Prime Minister Theresa May and Taoiseach (Irish PM) Leo Varadkar have issued a joint statement setting up a new talks process aimed at restoring devolution in Northern Ireland. Northern Ireland Secretary Karen Bradley confirmed fresh talks would begin on 7 May. Earlier this week, the two premiers attended the funeral of Lyra McKee.
At the funeral, priest Fr Martin Magill asked why it had taken her killing to unite politicians in Northern Ireland. This was followed by a series of calls for a fresh round of talks, aimed at reviving the power-sharing government at Stormont.
Northern Ireland has been without devolution since January 2017 when Sinn Fein collapsed the coalition government in protest at the DUP's handling of a green energy scandal.
Since then, several rounds of talks aimed at restoring the Northern Ireland Assembly have failed, with the two parties failing to find a compromise on a number of outstanding issues including Irish language rights and the legalization of same-sex marriage.
In their statement, Mrs. May and Mr. Varadkar said: In coming together with other political leaders in St Anne's Cathedral to pay tribute to Lyra McKee, we gave expression to the clear will and determination of all of the people of these islands to reject violence and to support peace and a better future for everyone in Northern Ireland.
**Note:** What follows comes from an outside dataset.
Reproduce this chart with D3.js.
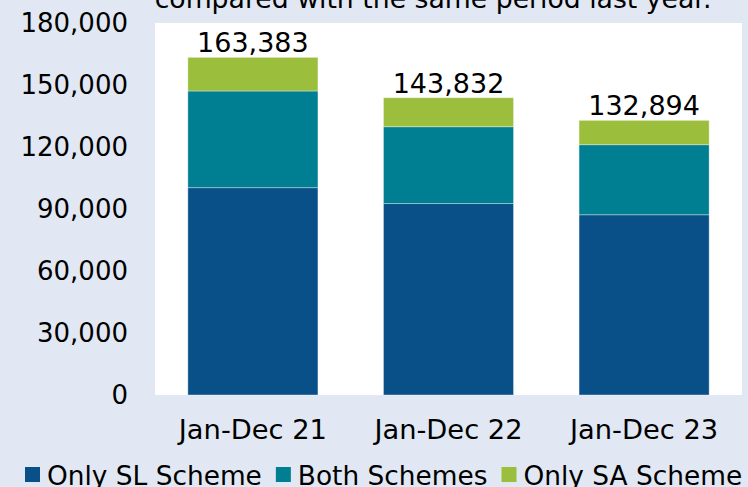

It added: The aim of these talks is quickly to re-establish to full operation the democratic institutions of the Belfast/Good Friday Agreement - the NI executive, assembly and North-South Ministerial Council - so that they can effectively serve all of the people for the future.
During a joint press conference with Irish Minister for Foreign Affairs, Simon Coveney, Mrs. Bradley said Ms McKee's tragic death cannot be in vain.
All of us must take inspiration from what Lyra achieved in her life and work even harder to make Northern Ireland a brighter, more peaceful and prosperous place for everyone.
Mrs. Bradley added that Fr Magill's words during Wednesday's funeral had resonated across the world.
Mr. Coveney said: I think what every decent-thinking person in Northern Ireland wants now is to see us take that spark of determination that I think we have all felt in the last few days and to see if we can build a momentum from that to do something real and positive.
He also confirmed that the British-Irish Council would convene on 8 May, one day after the new talks process begins. The council meeting will consider East/West relations, security cooperation, and political stability in Northern Ireland.
The Irish foreign minister added that there was an urgent need for the latest negotiations to succeed.
DUP leader Arlene Foster said her party welcomed the new round of negotiations and added that they would enter into these talks with a willingness to find a solution for everybody in Northern Ireland and to get a balanced deal for all of the people.
Sinn Féin deputy leader Michelle O'Neill said the new talks would be a test but said her party would not acquiesce in the denial of rights.
We have said that in the event of the DUP being unwilling or unable to deliver on the issue of marriage equality; on the issue of language rights; women's rights; victims' rights, then the intergovernmental conference should meet and it should actually remove those obstacles and that in itself would pave a way for the institutions to be restored.